Majorization, 4G Theorem and Schr\"odinger perturbations

TL;DR

This paper develops methods to estimate Schr"odinger perturbations of transition densities using majorants and the 4G inequality, focusing on stable subordinators and inverse Gaussian processes, to better understand their behavior under singular potentials.

Contribution

It proves the 4G inequality for specific subordinators and discusses admissible potentials, providing new tools for analyzing Schr"odinger perturbations of transition densities.

Findings

Proved 4G inequality for 1/2-stable and inverse Gaussian subordinators.

Identified classes of admissible potentials for these processes.

Provided estimates for transition densities of Schr"odinger operators.

Abstract

Schr\"odinger perturbations of transition densities by singular potentials may fail to be comparable with the original transition density.
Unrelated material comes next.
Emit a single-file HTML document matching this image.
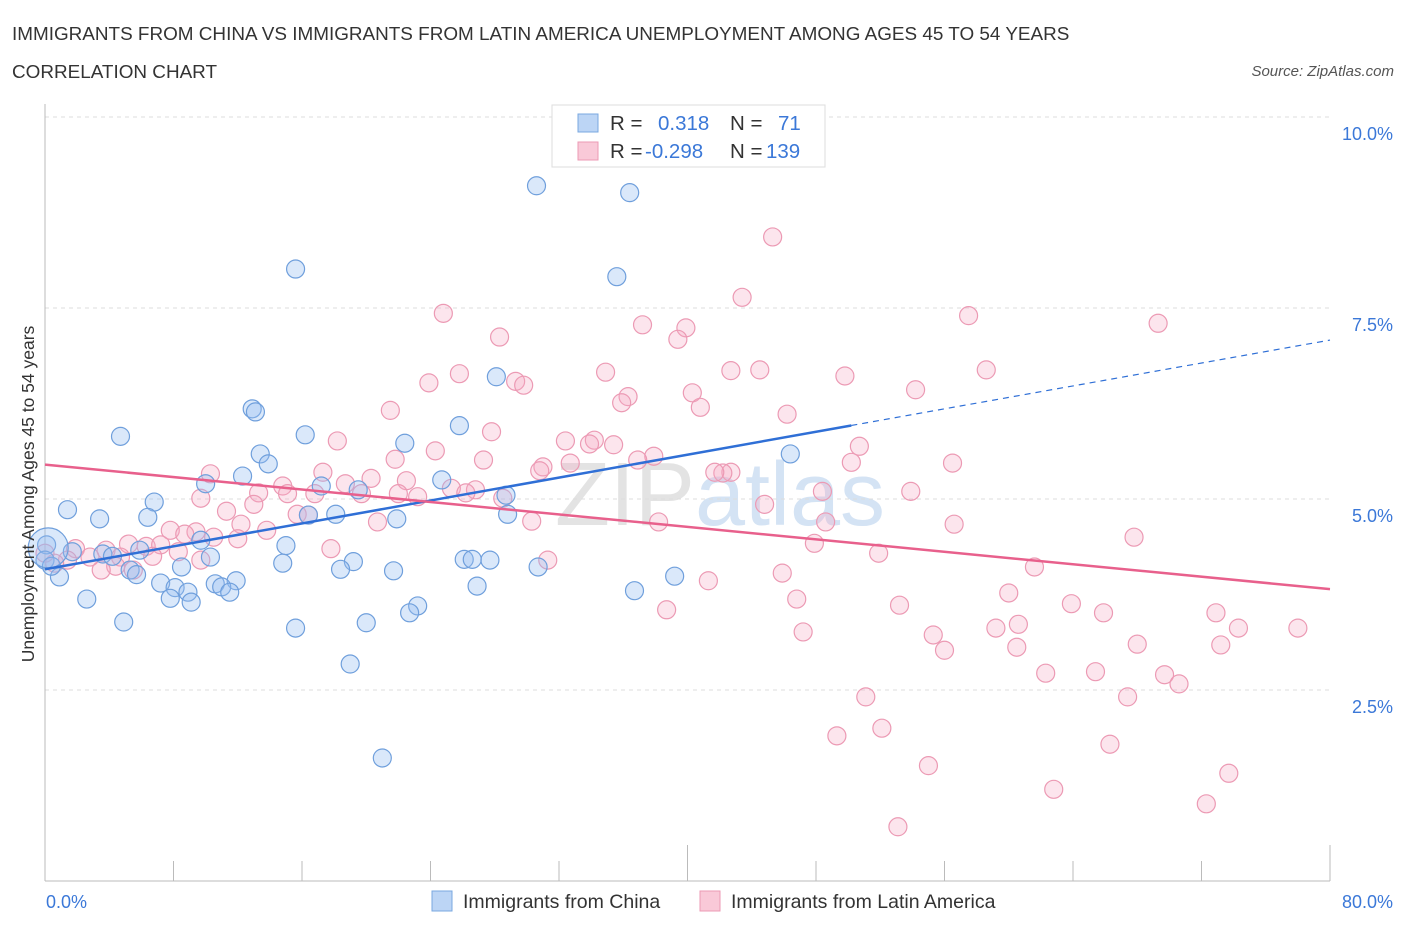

For instance this is so for the transition density of a subordinator perturbed by any time-independent unbounded potential. In order to estimate such perturbations it is convenient to use an auxilary transition density as a majorant and the 4G inequality for the original transition density and the majorant. We prove the 4G inequality for the $1/2$-stable and inverse Gaussian subordinators, discuss the corresponding class of admissible potentials and indicate estimates for the resulting transition densities of Schr\"odinger operators. The connection of the transition densities to their generators is made via the weak-type notion of fundamental solution.